Many drivers and labor advocates believe this allows for “algorithmic wage discrimination.” This is a theory suggesting the algorithm doesn’t just look at distance and time. Instead, it may analyze a driver’s personal data—such as how long they have been online or their acceptance rate—to offer the lowest possible fare the driver is statistically likely to accept.

The Rise of Third-Party Assistant Apps

Drivers are not facing these algorithms empty-handed. They have turned to a suite of third-party applications designed to decode the gig economy. These tools act as a layer of intelligence that sits on top of the Uber and Lyft driver apps.

Para: The Transparency Tool

One of the most prominent tools in this battle has been an app called Para. Originally, Para provided drivers with critical details that the official apps hid, such as the exact dollar-per-mile breakdown and the final destination of the passenger before the driver accepted the ride.

The utility of Para highlighted the information gap. Drivers used it to decline unprofitable rides (like long pickups for short trips). This led to a conflict with the platforms. Uber eventually updated its API to block Para’s access to trip details, citing safety and privacy concerns. However, the popularity of Para demonstrated that drivers were desperate for data to make informed business decisions.

Gridwise and Mystro

Other apps like Gridwise focus on macro-analytics. Gridwise tracks mileage and earnings across different gig apps (Uber, Lyft, DoorDash) to show drivers their true hourly earnings after expenses. This data is crucial because the platforms often advertise “gross earnings” that do not account for gas, depreciation, or maintenance.

Mystro is another tool that automates the process of switching between Uber and Lyft. It helps drivers grab the most profitable ride available on either platform instantly, effectively using automation to fight automation.

The Controversy Over the "Take Rate"

The core of the transparency fight revolves around the “take rate.” This is the percentage of the passenger’s total fare that the company keeps.

Historically, Uber and Lyft took a fixed commission, usually 20% to 25%. Today, because passenger pricing and driver pay are “decoupled” (calculated separately by different algorithms), the split fluctuates wildly.

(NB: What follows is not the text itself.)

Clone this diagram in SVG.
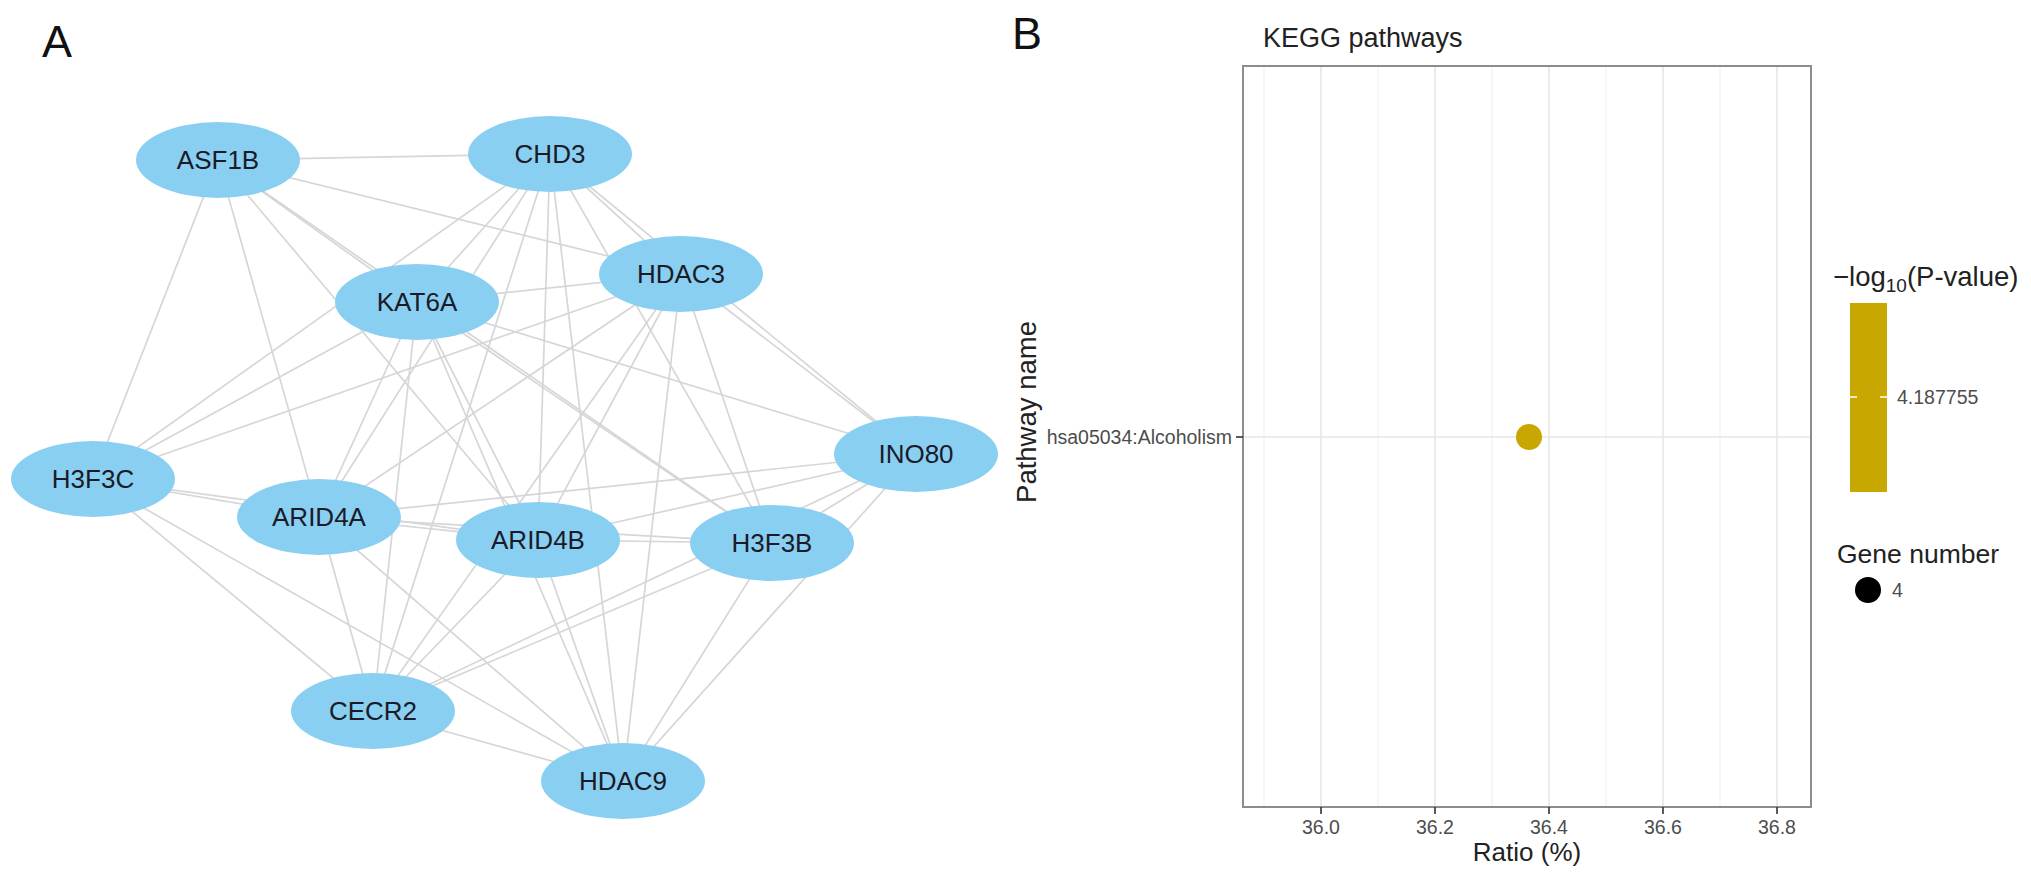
<svg xmlns="http://www.w3.org/2000/svg" width="2031" height="879" viewBox="0 0 2031 879">
<style>
.edge{stroke:#d6d6d6;stroke-width:1.7;fill:none}
.node ellipse{fill:#89CFF2}
.node text{font-family:"Liberation Sans",Arial,sans-serif;font-size:26px;fill:#1a1a28;text-anchor:middle}
.panel{font-family:"Liberation Sans",Arial,sans-serif;font-size:45px;fill:#111}
.t{font-family:"Liberation Sans",Arial,sans-serif;fill:#222}
.tick{font-family:"Liberation Sans",Arial,sans-serif;font-size:19.5px;fill:#4d4d4d}
.gmaj{stroke:#e6e6e6;stroke-width:1.6}
.gmin{stroke:#f2f2f2;stroke-width:1.2}
</style>
<rect width="2031" height="879" fill="#fff"/>
<text class="panel" x="42" y="57">A</text>
<text class="panel" x="1012" y="49">B</text>
<g id="connectors">
<!-- ASF1B -->
<line class="edge" x1="218" y1="160" x2="550" y2="154"/>
<line class="edge" x1="218" y1="160" x2="681" y2="274"/>
<line class="edge" x1="218" y1="160" x2="417" y2="302"/>
<line class="edge" x1="218" y1="160" x2="538" y2="540"/>
<line class="edge" x1="218" y1="160" x2="93" y2="479"/>
<line class="edge" x1="218" y1="160" x2="319" y2="517"/>
<line class="edge" x1="218" y1="160" x2="772" y2="543"/>
<!-- CHD3 -->
<line class="edge" x1="550" y1="154" x2="417" y2="302"/>
<line class="edge" x1="550" y1="154" x2="319" y2="517"/>
<line class="edge" x1="550" y1="154" x2="373" y2="711"/>
<line class="edge" x1="550" y1="154" x2="538" y2="540"/>
<line class="edge" x1="550" y1="154" x2="623" y2="781"/>
<line class="edge" x1="550" y1="154" x2="772" y2="543"/>
<line class="edge" x1="550" y1="154" x2="681" y2="274"/>
<line class="edge" x1="550" y1="154" x2="916" y2="454"/>
<line class="edge" x1="550" y1="154" x2="93" y2="479"/>
<!-- HDAC3 -->
<line class="edge" x1="681" y1="274" x2="417" y2="302"/>
<line class="edge" x1="681" y1="274" x2="93" y2="479"/>
<line class="edge" x1="681" y1="274" x2="319" y2="517"/>
<line class="edge" x1="681" y1="274" x2="538" y2="540"/>
<line class="edge" x1="681" y1="274" x2="373" y2="711"/>
<line class="edge" x1="681" y1="274" x2="623" y2="781"/>
<line class="edge" x1="681" y1="274" x2="772" y2="543"/>
<line class="edge" x1="681" y1="274" x2="916" y2="454"/>
<!-- KAT6A -->
<line class="edge" x1="417" y1="302" x2="319" y2="517"/>
<line class="edge" x1="417" y1="302" x2="373" y2="711"/>
<line class="edge" x1="417" y1="302" x2="538" y2="540"/>
<line class="edge" x1="417" y1="302" x2="623" y2="781"/>
<line class="edge" x1="417" y1="302" x2="772" y2="543"/>
<line class="edge" x1="417" y1="302" x2="916" y2="454"/>
<line class="edge" x1="417" y1="302" x2="93" y2="479"/>
<!-- INO80 -->
<line class="edge" x1="916" y1="454" x2="319" y2="517"/>
<line class="edge" x1="916" y1="454" x2="538" y2="540"/>
<line class="edge" x1="916" y1="454" x2="772" y2="543"/>
<line class="edge" x1="916" y1="454" x2="623" y2="781"/>
<line class="edge" x1="916" y1="454" x2="373" y2="711"/>
<!-- H3F3C -->
<line class="edge" x1="93" y1="479" x2="319" y2="517"/>
<line class="edge" x1="93" y1="479" x2="538" y2="540"/>
<line class="edge" x1="93" y1="479" x2="373" y2="711"/>
<line class="edge" x1="93" y1="479" x2="623" y2="781"/>
<!-- ARID4A -->
<line class="edge" x1="319" y1="517" x2="538" y2="540"/>
<line class="edge" x1="319" y1="517" x2="373" y2="711"/>
<line class="edge" x1="319" y1="517" x2="623" y2="781"/>
<line class="edge" x1="319" y1="517" x2="772" y2="543"/>
<!-- ARID4B -->
<line class="edge" x1="538" y1="540" x2="772" y2="543"/>
<line class="edge" x1="538" y1="540" x2="373" y2="711"/>
<line class="edge" x1="538" y1="540" x2="623" y2="781"/>
<!-- H3F3B -->
<line class="edge" x1="772" y1="543" x2="623" y2="781"/>
<line class="edge" x1="772" y1="543" x2="373" y2="711"/>
<!-- CECR2 -->
<line class="edge" x1="373" y1="711" x2="623" y2="781"/>
</g>
<g id="n-ASF1B" class="node"><ellipse cx="218" cy="160" rx="82" ry="38"/><text x="218" y="169">ASF1B</text></g>
<g id="n-CHD3" class="node"><ellipse cx="550" cy="154" rx="82" ry="38"/><text x="550" y="163">CHD3</text></g>
<g id="n-HDAC3" class="node"><ellipse cx="681" cy="274" rx="82" ry="38"/><text x="681" y="283">HDAC3</text></g>
<g id="n-KAT6A" class="node"><ellipse cx="417" cy="302" rx="82" ry="38"/><text x="417" y="311">KAT6A</text></g>
<g id="n-INO80" class="node"><ellipse cx="916" cy="454" rx="82" ry="38"/><text x="916" y="463">INO80</text></g>
<g id="n-H3F3C" class="node"><ellipse cx="93" cy="479" rx="82" ry="38"/><text x="93" y="488">H3F3C</text></g>
<g id="n-ARID4A" class="node"><ellipse cx="319" cy="517" rx="82" ry="38"/><text x="319" y="526">ARID4A</text></g>
<g id="n-ARID4B" class="node"><ellipse cx="538" cy="540" rx="82" ry="38"/><text x="538" y="549">ARID4B</text></g>
<g id="n-H3F3B" class="node"><ellipse cx="772" cy="543" rx="82" ry="38"/><text x="772" y="552">H3F3B</text></g>
<g id="n-CECR2" class="node"><ellipse cx="373" cy="711" rx="82" ry="38"/><text x="373" y="720">CECR2</text></g>
<g id="n-HDAC9" class="node"><ellipse cx="623" cy="781" rx="82" ry="38"/><text x="623" y="790">HDAC9</text></g>

<g id="plot">
<text class="t" x="1263" y="47" font-size="27">KEGG pathways</text>
<g id="grid">
<line class="gmin" x1="1264" y1="66" x2="1264" y2="807"/>
<line class="gmin" x1="1378" y1="66" x2="1378" y2="807"/>
<line class="gmin" x1="1492" y1="66" x2="1492" y2="807"/>
<line class="gmin" x1="1606" y1="66" x2="1606" y2="807"/>
<line class="gmin" x1="1720" y1="66" x2="1720" y2="807"/>
<line class="gmaj" x1="1321" y1="66" x2="1321" y2="807"/>
<line class="gmaj" x1="1435" y1="66" x2="1435" y2="807"/>
<line class="gmaj" x1="1549" y1="66" x2="1549" y2="807"/>
<line class="gmaj" x1="1663" y1="66" x2="1663" y2="807"/>
<line class="gmaj" x1="1777" y1="66" x2="1777" y2="807"/>
<line class="gmaj" x1="1243" y1="437" x2="1811" y2="437"/>
</g>
<rect x="1243" y="66" width="568" height="741" fill="none" stroke="#8c8c8c" stroke-width="2"/>
<circle cx="1529" cy="437" r="13" fill="#C8A700"/>
<line x1="1236" y1="437" x2="1243" y2="437" stroke="#333" stroke-width="1.6"/>
<text class="tick" x="1232" y="444" text-anchor="end">hsa05034:Alcoholism</text>
<g stroke="#333" stroke-width="1.6">
<line x1="1321" y1="807" x2="1321" y2="814"/>
<line x1="1435" y1="807" x2="1435" y2="814"/>
<line x1="1549" y1="807" x2="1549" y2="814"/>
<line x1="1663" y1="807" x2="1663" y2="814"/>
<line x1="1777" y1="807" x2="1777" y2="814"/>
</g>
<g class="tick" text-anchor="middle">
<text x="1321" y="834">36.0</text>
<text x="1435" y="834">36.2</text>
<text x="1549" y="834">36.4</text>
<text x="1663" y="834">36.6</text>
<text x="1777" y="834">36.8</text>
</g>
<text class="t" x="1527" y="861" font-size="26" text-anchor="middle">Ratio (%)</text>
<text class="t" font-size="27.5" text-anchor="middle" transform="translate(1036,412) rotate(-90)">Pathway name</text>
</g>
<g id="legend">
<text class="t" x="1833" y="286" font-size="27.5">−log<tspan font-size="19" dy="6">10</tspan><tspan dy="-6">(P-value)</tspan></text>
<rect x="1850" y="303" width="37" height="189" fill="#C8A700"/>
<line x1="1850" y1="397" x2="1857" y2="397" stroke="#fff" stroke-width="1.5"/>
<line x1="1880" y1="397" x2="1887" y2="397" stroke="#fff" stroke-width="1.5"/>
<text class="tick" x="1897" y="404">4.187755</text>
<text class="t" x="1837" y="563" font-size="26.5">Gene number</text>
<circle cx="1868" cy="590" r="13" fill="#000"/>
<text class="tick" x="1892" y="597">4</text>
</g>
</svg>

Drivers frequently share screenshots on forums like Reddit and Facebook showing discrepancies where the platform keeps 50% or even 60% of what the rider paid. While Uber’s official reports often state their global take rate hovers near 20% or 22%, individual trip data often tells a different story.

This inconsistency has fueled the demand for transparency. Drivers want a receipt. They want to see exactly what the customer paid and exactly what was deducted for insurance, taxes, and platform fees on every single ride.

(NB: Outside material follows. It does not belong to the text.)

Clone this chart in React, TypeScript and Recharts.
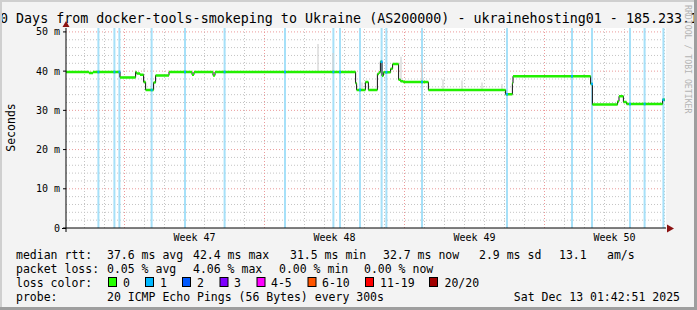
import { ComposedChart, Line, XAxis, YAxis, CartesianGrid, ReferenceLine } from 'recharts';

const MONO = '"DejaVu Sans Mono", monospace';

// x axis is in days since the start of the 30 day window
const weekLabels = ['Week 47', 'Week 48', 'Week 49', 'Week 50'];
const weekCenters = [6.425, 13.425, 20.425, 27.425];
const weekStarts = [2.925, 9.925, 16.925, 23.925];
const dayLines = [
  0.925, 1.925, 3.925, 4.925, 5.925, 6.925, 7.925, 8.925, 10.925, 11.925, 12.925, 13.925,
  14.925, 15.925, 17.925, 18.925, 19.925, 20.925, 21.925, 22.925, 24.925, 25.925, 26.925,
  27.925, 28.925, 29.925,
];
const yTicks = [0, 10, 20, 30, 40, 50];
const yMinor = [2, 4, 6, 8, 12, 14, 16, 18, 22, 24, 26, 28, 32, 34, 36, 38, 42, 44, 46, 48];

// median rtt (ms), step segments
const segStart = [
  0, 1.15, 1.35, 2.7, 3.48, 3.53, 3.7, 3.88, 3.98, 4.38, 4.48, 5.15, 6.3, 6.4, 7.35, 7.45,
  14.48, 14.53, 14.97, 15.12, 15.57, 15.65, 15.72, 15.8, 15.87, 16.23, 16.33, 16.63, 16.73,
  16.87, 18.12, 21.98, 22.32, 22.35, 26.23, 26.32, 27.58, 27.65, 27.87, 28.03, 29.83,
];
const segMedian = [
  39.8, 39.5, 39.8, 38.4, 39.8, 39.4, 39.1, 37.2, 35.2, 37.1, 38.9, 39.8, 39.1, 39.8, 38.9, 39.8,
  36.9, 35.2, 37.2, 35.2, 39.3, 39.7, 42.4, 38.8, 39.7, 40.6, 41.8, 37.8, 37.4,
  37.2, 35.2, 34.1, 36.9, 38.7, 36.7, 31.5, 32.3, 33.6, 32.1, 31.6, 32.7,
];
const endDay = 29.95;

// samples with 1 lost ping
const lossDays = [
  1.62, 2.42, 2.67, 4.28, 5.95, 7.93, 10.95, 13.37, 13.7, 14.7, 15.78, 16.02, 17.8, 22.05,
  25.3, 26.3, 28.2, 28.93, 29.87,
];

// smoke spikes (ms)
const smokeDay = [3.9, 12.6, 13.35, 14.8, 16.75, 17.78, 18.85, 19.8, 20.8, 21.8, 25.9];
const smokeLo = [39.8, 39.8, 39.8, 35.2, 37.6, 37.2, 35.2, 35.2, 35.2, 35.2, 38.7];
const smokeHi = [40.6, 46.9, 44.6, 37.1, 43.7, 42.0, 37.9, 37.6, 37.1, 36.7, 39.3];

const lossColors = ['#26ff00', '#00b8ff', '#0059ff', '#7e00ff', '#ff00ff', '#ff5500', '#ff0000', '#a10000'];
const lossLabels = ['0', '1', '2', '3', '4-5', '6-10', '11-19', '20/20'];
const lossBoxX = [108, 145, 182, 219.5, 256.5, 307.5, 365, 429];
const lossTextX = [123, 160, 197, 234, 271, 322, 380, 444.5];

const rttRow = [
  [107, '37.6 ms avg'], [193, '42.4 ms max'], [290, '31.5 ms min'], [383, '32.7 ms now'],
  [479, '2.9 ms sd'], [559, '13.1'], [607, 'am/s'],
] as const;
const lossRow = [[107, '0.05 % avg'], [193, '4.06 % max'], [279, '0.00 % min'], [364, '0.00 % now']] as const;

function medianAt(d: number) {
  let v = segMedian[0];
  segStart.forEach((s, i) => {
    if (s <= d) v = segMedian[i];
  });
  return v;
}

const stepData = [
  ...segStart.map((s, i) => ({ x: s, m: segMedian[i] })),
  { x: endDay, m: segMedian[segMedian.length - 1] },
];

const greenData = segStart.flatMap((s, i) => {
  const e = i + 1 < segStart.length ? segStart[i + 1] : endDay;
  return [
    { x: s, g: segMedian[i] },
    { x: e, g: segMedian[i] },
    { x: e, g: null },
  ];
});

const blueData = lossDays.flatMap((d) => [
  { x: d - 0.05, b: medianAt(d) },
  { x: d + 0.05, b: medianAt(d) },
  { x: d + 0.05, b: null },
]);

export default function App() {
  return (
    <div
      style={{
        position: 'fixed',
        left: 0,
        top: 0,
        width: 697,
        height: 310,
        background: '#f3f3f3',
        overflow: 'hidden',
        fontFamily: MONO,
      }}
    >
      <div style={{ position: 'absolute', left: 0, top: 0 }}>
        <ComposedChart width={697} height={310} margin={{ top: 28, right: 31, bottom: 52, left: 6 }}>
          <CartesianGrid fill="#ffffff" fillOpacity={1} horizontal={false} vertical={false} />
          {yMinor.map((v) => (
            <ReferenceLine key={'hm' + v} y={v} stroke="#c4c4c4" strokeDasharray="1 2" />
          ))}
          {dayLines.map((d) => (
            <ReferenceLine key={'vm' + d} x={d} stroke="#c4c4c4" strokeDasharray="1 2" />
          ))}
          {yTicks.slice(1).map((v) => (
            <ReferenceLine key={'hM' + v} y={v} stroke="#eb9a9a" strokeDasharray="1 2" />
          ))}
          {weekStarts.map((d) => (
            <ReferenceLine key={'vM' + d} x={d} stroke="#eb9a9a" strokeDasharray="1 2" />
          ))}
          {lossDays.map((d) => (
            <ReferenceLine key={'l' + d} x={d} stroke="#a6e0f8" strokeWidth={2} />
          ))}
          {smokeDay.map((d, i) => (
            <ReferenceLine
              key={'s' + d}
              segment={[{ x: d, y: smokeLo[i] }, { x: d, y: smokeHi[i] }]}
              stroke="#d2d2d2"
              strokeWidth={1.2}
            />
          ))}
          <XAxis
            dataKey="x"
            type="number"
            domain={[0, 30]}
            allowDataOverflow
            ticks={weekCenters}
            tickFormatter={(_v, i) => weekLabels[i]}
            tickLine={false}
            tickSize={4}
            tickMargin={2}
            height={30}
            axisLine={{ stroke: '#000' }}
            tick={{ fill: '#000', fontSize: 10, fontFamily: MONO }}
          />
          <YAxis
            type="number"
            domain={[0, 51]}
            allowDataOverflow
            ticks={yTicks}
            tickFormatter={(v) => (v === 0 ? '0' : `${v} m`)}
            width={60}
            tickSize={3}
            tickMargin={3}
            axisLine={{ stroke: '#000' }}
            tickLine={{ stroke: '#000' }}
            tick={{ fill: '#000', fontSize: 10, fontFamily: MONO }}
          />
          <Line
            data={stepData}
            dataKey="m"
            type="stepAfter"
            stroke="#111"
            strokeWidth={1}
            dot={false}
            activeDot={false}
            isAnimationActive={false}
          />
          <Line
            data={greenData}
            dataKey="g"
            type="linear"
            stroke="#22f000"
            strokeWidth={2.5}
            dot={false}
            activeDot={false}
            connectNulls={false}
            isAnimationActive={false}
          />
          <Line
            data={blueData}
            dataKey="b"
            type="linear"
            stroke="#00b0f8"
            strokeWidth={2.5}
            dot={false}
            activeDot={false}
            connectNulls={false}
            isAnimationActive={false}
          />
        </ComposedChart>
      </div>
      <svg
        width={697}
        height={310}
        style={{ position: 'absolute', left: 0, top: 0, pointerEvents: 'none' }}
        fontFamily={MONO}
      >
        <text x={-8} y={23} fontSize={13.33} fill="#000">
          30 Days from docker-tools-smokeping to Ukraine (AS200000) - ukrainehosting01 - 185.233.1
        </text>
        <text transform="translate(14.5,127.5) rotate(-90)" textAnchor="middle" fontSize={11.5} fill="#000">
          Seconds
        </text>
        <text transform="translate(684.5,5) rotate(90)" fontSize={8.2} fill="#b4b4b4">
          RRDTOOL / TOBI OETIKER
        </text>
        <line x1={66} y1={228} x2={66} y2={232} stroke="#000" />
        <line x1={62} y1={228.5} x2={66} y2={228.5} stroke="#000" />
        <polygon points="62.5,27 69.5,27 66,21" fill="#8b1111" />
        <polygon points="667,224.5 667,232.5 674,228.5" fill="#8b1111" />
        <g fontSize={11.5} fill="#000" xmlSpace="preserve">
          <text x={16} y={258.5}>median rtt:</text>
          {rttRow.map(([x, t]) => (
            <text key={t} x={x} y={258.5}>{t}</text>
          ))}
          <text x={16} y={272.5}>packet loss:</text>
          {lossRow.map(([x, t]) => (
            <text key={t + x} x={x} y={272.5}>{t}</text>
          ))}
          <text x={16} y={286.5}>loss color:</text>
          {lossLabels.map((l, i) => (
            <g key={l}>
              <rect x={lossBoxX[i] + 0.5} y={277.5} width={8} height={9} fill={lossColors[i]} stroke="#000" />
              <text x={lossTextX[i]} y={286.5}>{l}</text>
            </g>
          ))}
          <text x={16} y={300.5}>probe:</text>
          <text x={107} y={300.5}>20 ICMP Echo Pings (56 Bytes) every 300s</text>
          <text x={680} y={300.5} textAnchor="end">Sat Dec 13 01:42:51 2025</text>
        </g>
        <rect x={0} y={0} width={697} height={2} fill="#cfcfcf" />
        <rect x={0} y={0} width={2} height={310} fill="#cfcfcf" />
        <rect x={694} y={0} width={3} height={310} fill="#9e9e9e" />
        <rect x={0} y={307} width={697} height={3} fill="#9e9e9e" />
      </svg>
    </div>
  );
}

Organizing for Data Rights

Beyond individual apps, drivers are organizing to demand legislative changes regarding data transparency. Groups like Rideshare Drivers United (RDU) have been pivotal in this space. They don’t just organize strikes; they encourage drivers to submit their pay data to build a collective dataset.

By crowdsourcing thousands of trip screenshots, these organizations can reverse-engineer the algorithms to some degree. They use this data to lobby city councils and state governments.

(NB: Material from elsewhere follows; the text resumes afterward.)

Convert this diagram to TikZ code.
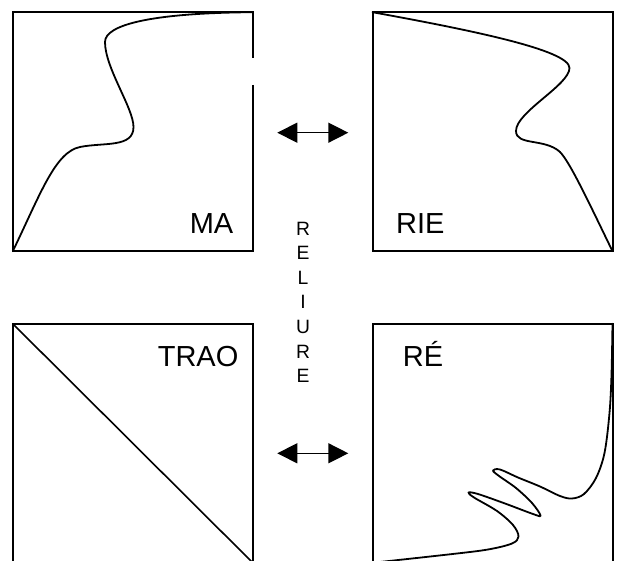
\documentclass[tikz,border=0pt]{standalone}
\usepackage{fontspec}
\setmainfont{Liberation Sans}
\usetikzlibrary{arrows.meta}
\begin{document}
\begin{tikzpicture}[x=1pt,y=-1pt,
  panel/.style={draw=black, line width=2pt, minimum width=240pt, minimum height=239pt, inner sep=0pt, outer sep=0pt},
  panelbare/.style={panel, draw=none},
  curve/.style={line width=1.8pt, line join=round, line cap=round},
  exchange/.style={line width=1.4pt, {Triangle[length=20pt,width=20pt]}-{Triangle[length=20pt,width=20pt]}},
  lbl/.style={font=\fontsize{29}{33}\selectfont, inner sep=0pt},
]
\useasboundingbox (0,0) rectangle (622,561);
\clip (0,0) rectangle (622,561);

% panels
\node[panelbare] (pMA) at (132.8,131.7) {};
\coordinate (gapA) at (252.8,58);
\coordinate (gapB) at (252.8,85);
\draw[line width=2pt] (gapB) -- (pMA.south east) -- (pMA.south west) -- (pMA.north west) -- (pMA.north east) -- (gapA);
\node[panel] (pRIE) at (492.5,131.7) {};
\node[panel] (pTRAO) at (132.8,443.3) {};
\node[panel] (pRE) at (492.5,443.3) {};

% curves
\draw[curve] (pMA.south west) .. controls (40,195) and (55,152) .. (80,147)
  .. controls (104,142.2) and (133.5,148) .. (133.5,127)
  .. controls (133.5,108) and (105,68) .. (105,42)
  .. controls (105,25) and (150,13) .. (pMA.north east);

\draw[curve] (pRIE.north west) .. controls (470,30) and (569.5,50) .. (569.5,68)
  .. controls (569.5,85) and (516,112) .. (516,131)
  .. controls (516,146) and (545,138) .. (560,152)
  .. controls (570,162) and (590,205) .. (pRIE.south east);

\draw[line width=1.6pt] (pTRAO.north west) -- (pTRAO.south east);

\draw[curve] plot[smooth, tension=0.55] coordinates {
  (pRE.north east) (611.5,375) (609.5,413) (604.5,453) (596,478) (584,494) (572,498.5)
  (560,496) (540,486.5) (518,477.5) (500,469.5) (493,470.5)
  (499,476) (516,488) (532,503) (540.5,515.5)
  (533,514) (505,503.5) (478,494) (468.5,492.5)
  (474,497.5) (497,511) (513,525) (518.5,536.5) (512,543.5)
  (488,549.5) (450,554.3) (pRE.south west)};

% labels
\node[lbl, anchor=base east] (tMA) at (233.5,233.3) {MA};
\node[lbl, anchor=base west] (tRIE) at (396,233.3) {RIE};
\node[lbl, anchor=base west] (tTRAO) at (157.6,366.7) {TRAO};
\node[lbl, anchor=base west] (tRE) at (402.7,366.7) {RÉ};

\node[font=\fontsize{19.3}{24.6}\selectfont, align=center, anchor=north, inner sep=0pt] (rel) at (303,221.7) {R\\E\\L\\I\\U\\R\\E};

% arrows
\coordinate (a1l) at (277.3,132.7);
\coordinate (a1r) at (348.3,132.7);
\coordinate (a2l) at (277.3,453.3);
\coordinate (a2r) at (348.3,453.3);
\draw[exchange] (a1l) -- (a1r);
\draw[exchange] (a2l) -- (a2r);
\end{tikzpicture}
\end{document}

Recent Legislative Battles and Wins

The push for transparency has moved from app stores to statehouses.

  • Massachusetts Settlement: In 2024, the Massachusetts Attorney General’s office reached a landmark settlement with Uber and Lyft. The agreement guarantees drivers a minimum wage standard of $32.50 per hour for active driving time. Crucially, it forces the companies to provide more transparent earnings statements.
  • Minneapolis and Minnesota: A fierce battle occurred in Minneapolis where the city council voted to increase driver pay. Uber and Lyft threatened to leave the specific market. Eventually, a state-level compromise was reached in May 2024, guaranteeing minimum rates per mile and per minute, ensuring that the “black box” cannot drop pay below a survival standard.
  • New York City: The Taxi and Limousine Commission (TLC) requires ride-share companies to submit detailed trip data. This makes NYC one of the few places where regulators have a clear view of driver earnings and utilization rates, allowing them to set minimum pay rules that actually stick.

The Future of Algorithmic Management

The fight is no longer just about earning a few dollars more per hour. It is about the right to understand your contract. When an algorithm determines pay on a ride-by-ride basis without explaining the variables, the driver ceases to be an independent contractor with agency and becomes a managed variable.

Drivers are demanding that if they are truly independent business owners, as the companies claim, they deserve full access to the market data—price, destination, and fee structure—before they agree to do the work. Until the platforms provide this voluntarily, drivers will continue to use external apps and political pressure to force the algorithms into the light.

Frequently Asked Questions

What is algorithmic wage discrimination? This is the practice where an algorithm determines a worker’s pay based on personal data and behavioral patterns rather than a fixed rate card. The goal is to pay the minimum amount a specific driver is willing to accept for a specific task.

Can Uber and Lyft ban drivers for using apps like Para? Technically, using unauthorized third-party apps that access the platform’s API can be a violation of the Terms of Service. Uber has sent warning notices to drivers in the past. However, apps that simply track mileage or earnings (like Gridwise) without interfering with the dispatch system are generally safe to use.

How much do Uber and Lyft keep from a fare? The companies report a “take rate” generally between 20% and 25% on a global average. However, on individual rides, drivers have documented cases where the platform keeps 40% to 60% of the passenger’s payment.

Why did Uber switch to Upfront Pricing? Uber states that Upfront Pricing allows them to show drivers the destination and earnings before the trip, which was a top request from drivers. Critics argue the primary motivation was to decouple driver pay from passenger fares to increase margins.

What is the “active time” mentioned in new laws? “Active time” refers to the time a driver has a passenger in the car or is en route to pick them up. It does not include the time a driver spends waiting for a ride request. Critics of recent settlements argue that ignoring waiting time still leaves drivers underpaid.